En la entrevista que nos concedió, en mayo de este año, la directora médica de la Fundació ACE, Mercè Boada, habló con ciertas esperanzas de los avances científicos en torno al Alzheimer. La enfermedad, decía, “es una sala con muchas puertas. Ya hemos abierto algunas y seguiremos abriendo más hasta que encontremos las correctas”.
Su optimismo se basaba en los resultados de algunos estudios como el de ‘Ambar’, de Grifols, en el que se ha probado que cambiando el plasma de las personas con Alzheimer moderado por plasma nuevo, se puede frenar hasta un 60% su deterioro. Todavía no hemos encontrado una cura, pero al menos estamos dándole más tiempo y calidad de vida a los que lo padecen.
Sin embargo, estas halagüeñas perspectivas en las investigaciones chocan con los duros momentos que atraviesan los propios enfermos de Alzheimer (y sus cuidadores familiares) durante la actual pandemia. Porque el aislamiento ha afectado a todas las personas, pero su impacto negativo se ha acentuado en este tipo de demencias, que necesitan de estímulos diarios para frenar sus procesos degenerativos. Es decir, en su caso, la socialización y el contacto humano son de vital importancia.
El confinamiento ha cambiado nuestras rutinas y, para los enfermos con demencia, estas les proporcionan la estabilidad que necesitan. Tener unos hábitos y costumbres, dicen los neurólogos, ralentiza la evolución de su demencia e impide que los síntomas se hagan más evidentes. No solo eso, mantener unas actividades diarias evita los posibles cambios de humor o de conducta, en algunos casos muy violentos.

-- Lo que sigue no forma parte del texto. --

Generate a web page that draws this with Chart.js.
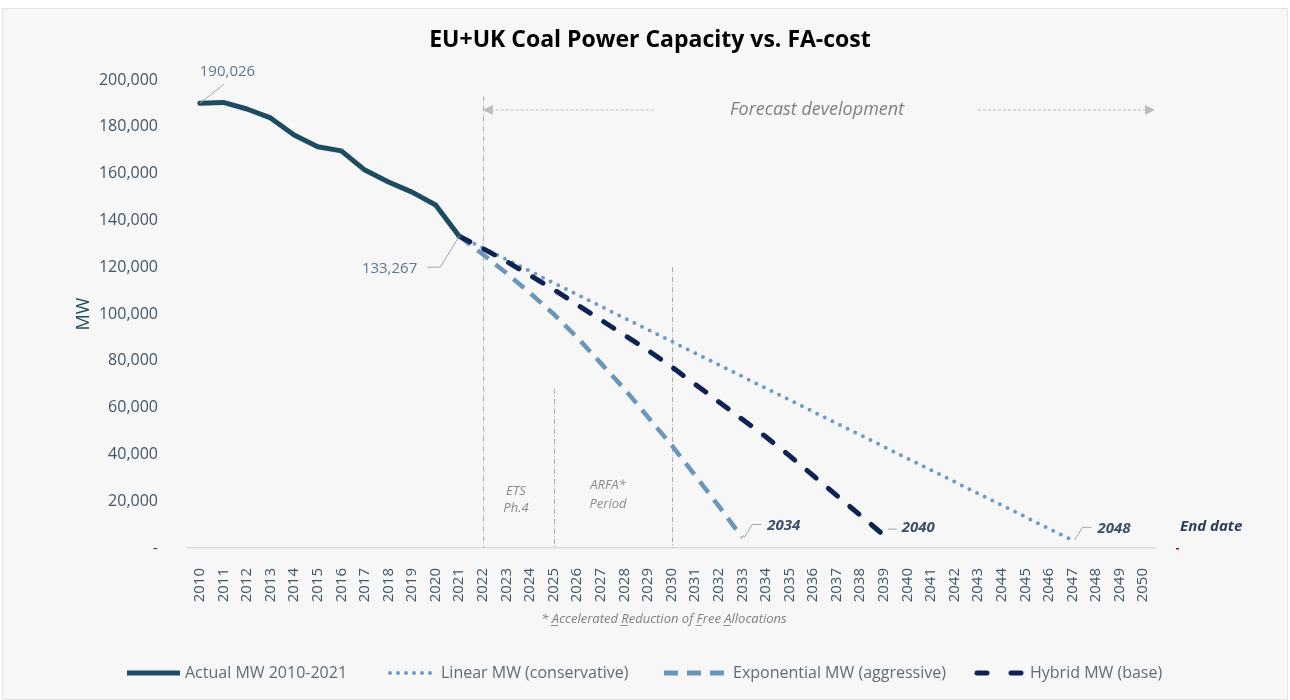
<!DOCTYPE html>
<html>
<head>
<meta charset="utf-8">
<script src="https://cdn.jsdelivr.net/npm/chart.js@4"></script>
<style>
  html, body { margin: 0; padding: 0; background: #fff; }
  #wrap { width: 1290px; height: 700px; }
</style>
</head>
<body>
<div id="wrap"><canvas id="chart" width="1290" height="700"></canvas></div>
<script>
const years = ["2010","2011","2012","2013","2014","2015","2016","2017","2018","2019",
  "2020","2021","2022","2023","2024","2025","2026","2027","2028","2029",
  "2030","2031","2032","2033","2034","2035","2036","2037","2038","2039",
  "2040","2041","2042","2043","2044","2045","2046","2047","2048","2049","2050"];

// actual 2010-2021
const actualMW = [190026, 190400, 187600, 183800, 176500, 171500, 169700, 161500, 156400, 152100, 146600, 133267];
// forecasts, all starting at 2021
const linearMW = [133267, 128300, 123300, 118300, 113300, 108300, 103300, 98300, 93300, 88300,
  83300, 78300, 73300, 68300, 63300, 58300, 53300, 48300, 43300, 38300,
  33300, 28300, 23300, 18300, 13300, 8300, 3300];
const exponentialMW = [133267, 125500, 117500, 109000, 100000, 90000, 79000, 68000, 56000, 44000, 31000, 18000, 4500];
const hybridMW = [133267, 128000, 122500, 116500, 110500, 104000, 97500, 91000, 84500, 77500,
  70000, 62500, 55000, 47500, 39500, 31000, 22500, 14000, 5500];

const endLabels = ["2034", "2040", "2048"];
const markerYears = ["2022", "2025", "2030"];
const markerTops = [193000, 68000, 120000];

const colActual = "#1d4b5f";
const colLinear = "#719bc2";
const colExp = "#6b96bc";
const colHybrid = "#0f2352";
const tickCol = "#3f5669";

function fromYear(values, start) {
  const i0 = years.indexOf(start);
  return years.map((y, i) => (i >= i0 && i - i0 < values.length ? values[i - i0] : null));
}

const bgPlugin = {
  id: "bg",
  beforeDraw(chart) {
    const ctx = chart.ctx;
    ctx.save();
    ctx.fillStyle = "#ffffff";
    ctx.fillRect(0, 0, chart.width, chart.height);
    ctx.fillStyle = "#f7f7f7";
    ctx.fillRect(2, 8, chart.width - 4, chart.height - 8);
    ctx.strokeStyle = "#e4e4e4";
    ctx.lineWidth = 1;
    ctx.strokeRect(2.5, 8.5, chart.width - 5, chart.height - 9);
    ctx.restore();
  },
  beforeDatasetsDraw(chart) {
    // dash-dot period markers
    const ctx = chart.ctx, xs = chart.scales.x, ys = chart.scales.y;
    ctx.save();
    ctx.strokeStyle = "#a9a9a9";
    ctx.lineWidth = 1;
    ctx.setLineDash([5, 2, 1, 2]);
    markerYears.forEach((yr, i) => {
      const px = Math.round(xs.getPixelForValue(years.indexOf(yr))) + 0.5;
      ctx.beginPath();
      ctx.moveTo(px, ys.getPixelForValue(markerTops[i]));
      ctx.lineTo(px, ys.getPixelForValue(0));
      ctx.stroke();
    });
    ctx.restore();
  }
};

function leader(ctx, pts) {
  ctx.beginPath();
  ctx.moveTo(pts[0][0], pts[0][1]);
  for (let i = 1; i < pts.length; i++) ctx.lineTo(pts[i][0], pts[i][1]);
  ctx.stroke();
}

const notesPlugin = {
  id: "notes",
  afterDraw(chart) {
    const ctx = chart.ctx, xs = chart.scales.x, ys = chart.scales.y;
    const area = chart.chartArea;
    const px = (yr) => xs.getPixelForValue(years.indexOf(yr));
    ctx.save();

    // title
    ctx.fillStyle = "#000";
    ctx.font = "bold 23px 'Open Sans'";
    ctx.textAlign = "center";
    ctx.textBaseline = "middle";
    ctx.fillText("EU+UK Coal Power Capacity vs. FA-cost", 650, 40);

    // y axis title
    ctx.save();
    ctx.translate(84, 314);
    ctx.rotate(-Math.PI / 2);
    ctx.fillStyle = colActual;
    ctx.font = "18px 'Open Sans'";
    ctx.fillText("MW", 0, 0);
    ctx.restore();

    // forecast arrow
    const ay = 110;
    const ax0 = px("2022"), ax1 = area.right;
    ctx.strokeStyle = "#bdbdbd";
    ctx.fillStyle = "#bdbdbd";
    ctx.lineWidth = 1;
    ctx.setLineDash([3, 2]);
    leader(ctx, [[ax0 + 8, ay], [655, ay]]);
    leader(ctx, [[978, ay], [ax1 - 8, ay]]);
    ctx.setLineDash([]);
    ctx.beginPath();
    ctx.moveTo(ax0, ay); ctx.lineTo(ax0 + 10, ay - 5); ctx.lineTo(ax0 + 10, ay + 5); ctx.closePath(); ctx.fill();
    ctx.beginPath();
    ctx.moveTo(ax1, ay); ctx.lineTo(ax1 - 10, ay - 5); ctx.lineTo(ax1 - 10, ay + 5); ctx.closePath(); ctx.fill();
    ctx.fillStyle = "#7f7f7f";
    ctx.font = "italic 18px 'Open Sans'";
    ctx.fillText("Forecast development", 817, ay);

    // period labels
    ctx.fillStyle = "#8a8a8a";
    ctx.font = "italic 13px 'Open Sans'";
    ctx.fillText("ETS", 516, 491);
    ctx.fillText("Ph.4", 516, 508);
    ctx.fillText("ARFA*", 608, 485);
    ctx.fillText("Period", 608, 504);

    // value labels on actual line
    ctx.strokeStyle = "#a6a6a6";
    ctx.lineWidth = 1;
    const p0x = px("2010"), p0y = ys.getPixelForValue(actualMW[0]);
    leader(ctx, [[p0x, p0y], [p0x + 24, p0y - 19]]);
    const p1x = px("2021"), p1y = ys.getPixelForValue(actualMW[actualMW.length - 1]);
    leader(ctx, [[p1x, p1y], [p1x - 19, p1y + 31], [p1x - 32, p1y + 31]]);
    ctx.fillStyle = "#5a7891";
    ctx.font = "15px 'Open Sans'";
    ctx.textAlign = "left";
    ctx.fillText(actualMW[0].toLocaleString("en-US"), p0x, p0y - 32);
    ctx.textAlign = "right";
    ctx.fillText(actualMW[actualMW.length - 1].toLocaleString("en-US"), p1x - 42, p1y + 33);

    // end-year labels
    const ends = [
      [exponentialMW, "2021"], [hybridMW, "2021"], [linearMW, "2021"]
    ];
    ctx.font = "bold italic 15px 'Open Sans'";
    ctx.textAlign = "left";
    ends.forEach((e, i) => {
      const vals = e[0];
      const idx = years.indexOf(e[1]) + vals.length - 1;
      const ex = xs.getPixelForValue(idx), ey = ys.getPixelForValue(vals[vals.length - 1]);
      ctx.strokeStyle = "#a6a6a6";
      if (i === 1) {
        leader(ctx, [[ex + 4, ey - 6], [ex + 13, ey - 6]]);
      } else {
        leader(ctx, [[ex + 2, ey], [ex + 10, ey - 13], [ex + 19, ey - 13]]);
      }
      ctx.fillStyle = "#3c4f66";
      ctx.fillText(endLabels[i], i === 1 ? ex + 18 : ex + 25, i === 1 ? ey - 7 : ey - 12);
    });
    ctx.fillStyle = "#2a3f57";
    ctx.fillText("End date", 1180, 527);
    ctx.fillStyle = "#c00000";
    ctx.fillRect(1176, 548, 3, 1.5);

    // footnote with underlined initials
    const parts = [["* ", 0], ["A", 1], ["ccelerated ", 0], ["R", 1], ["eduction of ", 0], ["F", 1], ["ree ", 0], ["A", 1], ["llocations", 0]];
    ctx.font = "italic 13px 'Open Sans'";
    ctx.fillStyle = "#7f7f7f";
    ctx.strokeStyle = "#8f8f8f";
    ctx.textBaseline = "alphabetic";
    let total = 0;
    parts.forEach(p => { total += ctx.measureText(p[0]).width; });
    let fx = 664 - total / 2;
    parts.forEach(p => {
      const w = ctx.measureText(p[0]).width;
      ctx.fillText(p[0], fx, 623);
      if (p[1]) leader(ctx, [[fx - 1, 625.5], [fx + w - 1, 625.5]]);
      fx += w;
    });
    ctx.textBaseline = "middle";

    // legend
    const legend = [
      { x: 127, len: 53, text: "Actual MW 2010-2021", color: colActual, w: 5, dash: [], cap: "butt" },
      { x: 390, len: 46, text: "Linear MW (conservative)", color: colLinear, w: 4, dash: [0, 8], cap: "round" },
      { x: 664, len: 64, text: "Exponential MW (aggressive)", color: colExp, w: 5, dash: [14, 9], cap: "butt" },
      { x: 977, len: 48, text: "Hybrid MW (base)", color: colHybrid, w: 5, dash: [10, 24], cap: "round" }
    ];
    const ly = 673;
    legend.forEach(l => {
      ctx.strokeStyle = l.color;
      ctx.lineWidth = l.w;
      ctx.lineCap = l.cap;
      ctx.setLineDash(l.dash);
      leader(ctx, [[l.x, ly], [l.x + l.len, ly]]);
      ctx.setLineDash([]);
      ctx.lineCap = "butt";
      ctx.fillStyle = "#5f6b76";
      ctx.font = "16px 'Open Sans'";
      ctx.textAlign = "left";
      ctx.fillText(l.text, l.x + l.len + 5, ly);
    });

    ctx.restore();
  }
};

new Chart(document.getElementById("chart"), {
  type: "line",
  data: {
    labels: years,
    datasets: [
      { label: "Actual MW 2010-2021", data: fromYear(actualMW, "2010"), borderColor: colActual,
        borderWidth: 5, borderCapStyle: "round", borderJoinStyle: "round" },
      { label: "Hybrid MW (base)", data: fromYear(hybridMW, "2021"), borderColor: colHybrid,
        borderWidth: 5, borderDash: [12, 16], borderCapStyle: "round" },
      { label: "Exponential MW (aggressive)", data: fromYear(exponentialMW, "2021"), borderColor: colExp,
        borderWidth: 4.5, borderDash: [14, 9], borderCapStyle: "butt" },
      { label: "Linear MW (conservative)", data: fromYear(linearMW, "2021"), borderColor: colLinear,
        borderWidth: 4, borderDash: [0, 8.5], borderCapStyle: "round" }
    ]
  },
  options: {
    responsive: false,
    animation: false,
    devicePixelRatio: 1,
    layout: { padding: { top: 80, right: 135, bottom: 0, left: 0 } },
    elements: { point: { radius: 0 }, line: { tension: 0, fill: false } },
    plugins: { legend: { display: false }, tooltip: { enabled: false }, title: { display: false } },
    scales: {
      x: {
        offset: true,
        grid: { display: false },
        border: { color: "#d9dde2", width: 1.5 },
        ticks: { autoSkip: false, minRotation: 90, maxRotation: 90, padding: 12,
          color: tickCol, font: { family: "'Open Sans'", size: 15 } },
        afterFit(scale) { scale.height = 152; }
      },
      y: {
        min: 0, max: 200000,
        grid: { display: false },
        border: { display: false },
        ticks: { stepSize: 20000, padding: 22, color: tickCol, font: { family: "'Open Sans'", size: 16 },
          callback: (v) => (v === 0 ? "-" : v.toLocaleString("en-US")) },
        afterFit(scale) { scale.width = 188; }
      }
    }
  },
  plugins: [bgPlugin, notesPlugin]
});
</script>
</body>
</html>
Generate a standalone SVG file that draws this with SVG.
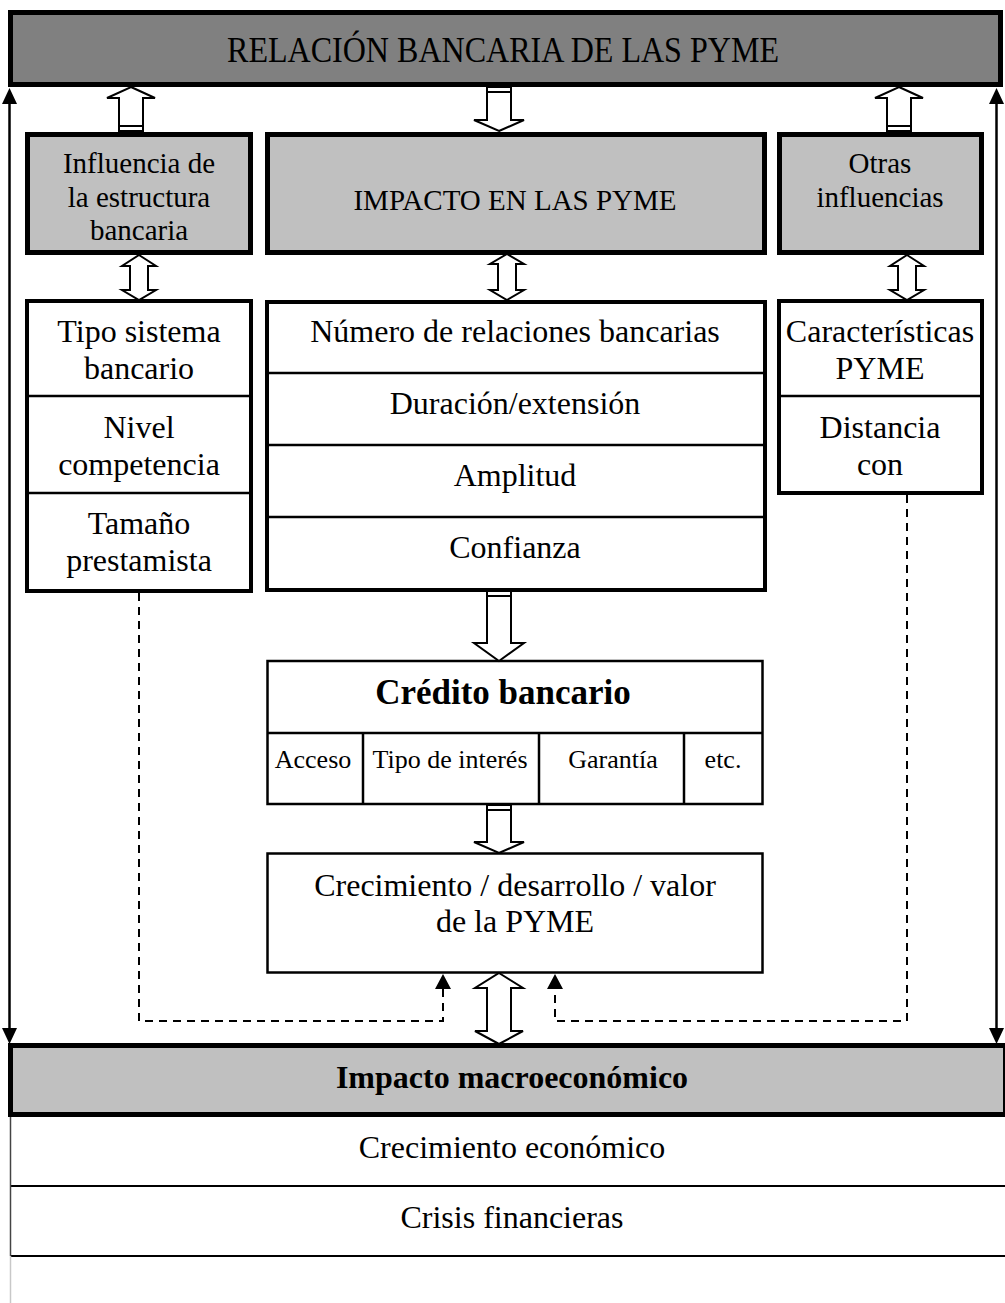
<svg xmlns="http://www.w3.org/2000/svg" width="1005" height="1303" viewBox="0 0 1005 1303">
<style>
text{font-family:"Liberation Serif","Times New Roman",serif;fill:#000;text-anchor:middle}
.t29{font-size:29px}
.t32{font-size:32px}
.t26{font-size:26px}
.b{font-weight:bold}
.gbox{fill:#c0c0c0;stroke:#000;stroke-width:5}
.wbox{fill:#fff;stroke:#000;stroke-width:4}
.tbox{fill:#fff;stroke:#000;stroke-width:2.5}
.div{stroke:#000;stroke-width:2.5;fill:none}
.blk{fill:#fff;stroke:#000;stroke-width:2;stroke-linejoin:miter}
.cap{stroke:#000;stroke-width:2;fill:none}
.dash{fill:none;stroke:#000;stroke-width:2;stroke-dasharray:8,6}
.line{fill:none;stroke:#000;stroke-width:2.5}
</style>

<g id="relacion">
<rect x="10.5" y="12.5" width="990" height="72" fill="#808080" stroke="#000" stroke-width="5"/>
<text x="503" y="62" style="font-size:36px" textLength="552" lengthAdjust="spacingAndGlyphs">RELACIÓN BANCARIA DE LAS PYME</text>
</g>

<g id="influencia">
<rect class="gbox" x="27.5" y="134.5" width="223" height="118"/>
<text class="t29" x="139" y="173">Influencia de</text>
<text class="t29" x="139" y="207">la estructura</text>
<text class="t29" x="139" y="240">bancaria</text>
</g>

<g id="impacto-pyme">
<rect class="gbox" x="267.5" y="134.5" width="497" height="118"/>
<text class="t29" x="515" y="210">IMPACTO EN LAS PYME</text>
</g>

<g id="otras">
<rect class="gbox" x="779.5" y="134.5" width="202" height="118"/>
<text class="t29" x="880" y="173">Otras</text>
<text class="t29" x="880" y="207">influencias</text>
</g>

<g id="estructura-lista">
<rect class="wbox" x="27" y="301" width="224" height="290"/>
<line class="div" x1="27" y1="396" x2="251" y2="396"/>
<line class="div" x1="27" y1="493" x2="251" y2="493"/>
<text class="t32" x="139" y="342">Tipo sistema</text>
<text class="t32" x="139" y="379">bancario</text>
<text class="t32" x="139" y="438">Nivel</text>
<text class="t32" x="139" y="475">competencia</text>
<text class="t32" x="139" y="534">Tamaño</text>
<text class="t32" x="139" y="571">prestamista</text>
</g>

<g id="impacto-lista">
<rect class="wbox" x="267" y="302" width="498" height="288"/>
<line class="div" x1="267" y1="373" x2="765" y2="373"/>
<line class="div" x1="267" y1="445" x2="765" y2="445"/>
<line class="div" x1="267" y1="517" x2="765" y2="517"/>
<text class="t32" x="515" y="342">Número de relaciones bancarias</text>
<text class="t32" x="515" y="414">Duración/extensión</text>
<text class="t32" x="515" y="486">Amplitud</text>
<text class="t32" x="515" y="558">Confianza</text>
</g>

<g id="otras-lista">
<rect class="wbox" x="779" y="301" width="203" height="192"/>
<line class="div" x1="779" y1="396" x2="982" y2="396"/>
<text class="t32" x="880" y="342">Características</text>
<text class="t32" x="880" y="379">PYME</text>
<text class="t32" x="880" y="438">Distancia</text>
<text class="t32" x="880" y="475">con</text>
</g>

<g id="credito">
<rect class="tbox" x="267.5" y="661" width="495" height="143"/>
<line class="div" x1="267.5" y1="733" x2="762.5" y2="733"/>
<line class="div" x1="363" y1="733" x2="363" y2="804"/>
<line class="div" x1="539" y1="733" x2="539" y2="804"/>
<line class="div" x1="684" y1="733" x2="684" y2="804"/>
<text class="b" x="503" y="704" style="font-size:35px">Crédito bancario</text>
<text class="t26" x="313" y="768">Acceso</text>
<text class="t26" x="450" y="768">Tipo de interés</text>
<text class="t26" x="613" y="768">Garantía</text>
<text class="t26" x="723" y="768">etc.</text>
</g>

<g id="crecimiento">
<rect class="tbox" x="267.5" y="853.5" width="495" height="119"/>
<text class="t32" x="515" y="896">Crecimiento / desarrollo / valor</text>
<text class="t32" x="515" y="932">de la PYME</text>
</g>

<g id="macro">
<rect x="10.5" y="1045.5" width="995" height="69" fill="#c0c0c0" stroke="#000" stroke-width="5"/>
<text class="t32 b" x="512" y="1088">Impacto macroeconómico</text>
<line x1="10" y1="1186" x2="1005" y2="1186" stroke="#000" stroke-width="2"/>
<line x1="10" y1="1256" x2="1005" y2="1256" stroke="#000" stroke-width="2"/>
<line x1="10.5" y1="1117" x2="10.5" y2="1256" stroke="#444" stroke-width="1.5"/>
<line x1="10.5" y1="1256" x2="10.5" y2="1303" stroke="#c8c8c8" stroke-width="1.5"/>
<text class="t32" x="512" y="1158">Crecimiento económico</text>
<text class="t32" x="512" y="1228">Crisis financieras</text>
</g>

<g id="connectors">
<line class="line" x1="9.5" y1="1030" x2="9.5" y2="101"/>
<path d="M9.5,88 L2,104 L17,104 Z" fill="#000"/>
<path d="M9.5,1044 L2,1028 L17,1028 Z" fill="#000"/>
<line class="line" x1="996.5" y1="1030" x2="996.5" y2="101"/>
<path d="M996.5,88 L989,104 L1004,104 Z" fill="#000"/>
<path d="M996.5,1044 L989,1028 L1004,1028 Z" fill="#000"/>

<path class="blk" d="M131,87 L155,98 L143,98 L143,131 L119,131 L119,98 L107,98 Z"/>
<line class="cap" x1="119" y1="126" x2="143" y2="126"/>
<path class="blk" d="M499,131 L524,120 L511,120 L511,87 L487,87 L487,120 L474,120 Z"/>
<line class="cap" x1="487" y1="92" x2="511" y2="92"/>
<path class="blk" d="M899,87 L923,98 L911,98 L911,131 L887,131 L887,98 L875,98 Z"/>
<line class="cap" x1="887" y1="126" x2="911" y2="126"/>

<path class="blk" d="M139,255 L156,266 L148,266 L148,290 L156,290 L139,300 L122,290 L130,290 L130,266 L122,266 Z"/>
<path class="blk" d="M507,254 L524,264 L516,264 L516,290 L524,290 L507,300 L490,290 L498,290 L498,264 L490,264 Z"/>
<path class="blk" d="M907,255 L924,266 L916,266 L916,290 L924,290 L907,300 L890,290 L898,290 L898,266 L890,266 Z"/>

<path class="blk" d="M499,661 L524,643 L511,643 L511,591 L487,591 L487,643 L474,643 Z"/>
<line class="cap" x1="487" y1="596" x2="511" y2="596"/>
<path class="blk" d="M499,853 L524,842 L511,842 L511,805 L487,805 L487,842 L474,842 Z"/>
<line class="cap" x1="487" y1="810" x2="511" y2="810"/>
<path class="blk" d="M499,973 L523,988 L511,988 L511,1031 L523,1031 L499,1044 L475,1031 L487,1031 L487,988 L475,988 Z"/>

<path class="dash" d="M139,593 L139,1021 L443,1021 L443,989"/>
<path d="M443,974 L435,989 L451,989 Z" fill="#000"/>
<path class="dash" d="M907,495 L907,1021 L555,1021 L555,989"/>
<path d="M555,974 L547,989 L563,989 Z" fill="#000"/>
</g>
</svg>
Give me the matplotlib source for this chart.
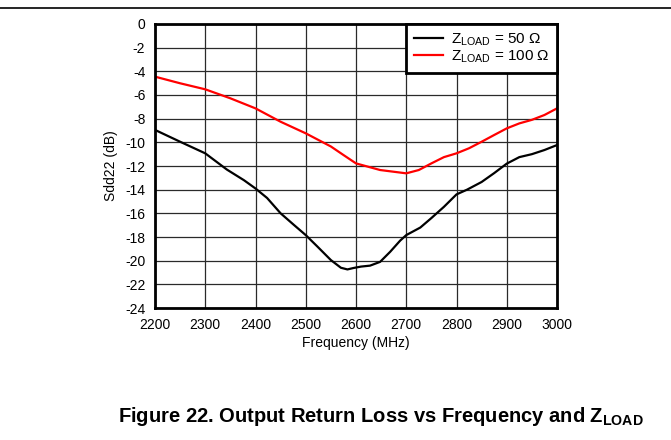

Es por este motivo que, a pesar de las restricciones impuestas durante la pandemia, desde diferentes asociaciones se insistió en la creación de nuevas rutinas, con horarios que marcasen un orden estricto y que posibilitasen una estructura positiva para los pacientes con Alzheimer. Así, se cambiaron los paseos al exterior, la estancia en los centros de día o las visitas de los familiares por nuevas ocupaciones que favoreciesen la estimulación cognitiva (manualidades, escuchar música, cuidar las plantas...) y el ejercicio físico (subir y bajar escaleras, los estiramientos...). También, manteniendo, en la medida de lo posible, el contacto social con sus familiares a través, por ejemplo, de videoconferencias.
Hay que recordar que, si bien ya no estamos confinados, los pacientes de Alzheimer son un grupo vulnerable al virus (en muchos casos por su edad avanzada) y es fundamental seguir extremando las medidas de seguridad y de higiene en nuestro trato diario para evitar los posibles contagios.
Por tanto, no solo es importante que la ciencia siga dando pasos hacia una deseable cura o, al menos,hacia algún fármaco que en el futuro pueda retrasar o paliar los efectos devastadores de esta enfermedad. Mientras tanto, también es primordial tomar conciencia del problema que tenemos sobre la mesa y que se ha visto agravado (como todo) con la crisis sanitaria.
Precisamente, el 21 de septiembre es el Día Mundial del Alzheimer y, en nuestro país, la Confederación Española de Alzheimer (Ceafa) aprovechará esta jornada para reclamar algunas mejoras en la atención a las personas que la sufren. En la actualidad, por ejemplo, denuncian que se encuentra fuera de la aplicación correcta y equitativa de la famosa Ley de Dependencia.
Entendiendo la importancia del diagnóstico precoz, desde Ceafa reivindican que se les otorguen los beneficios de la ley desde el momento mismo del diagnóstico y con independencia de la fase o estado de evolución de la enfermedad. No tiene sentido que el concepto de autonomía no cubra los primeros compases de esta enfermedad, cuando todavía conservan buena parte de sus capacidades, y en la que precisamente es vital una atención que retrase sus efectos y prolongue su calidad de vida .
El Alzheimer “es una sala con muchas puertas”, decía Boada. Algunas puede que todavía estén cerradas como una caja fuerte y que no sepamos su combinación, pero otras están entreabiertas y abrirlas solo es una cuestión de voluntades.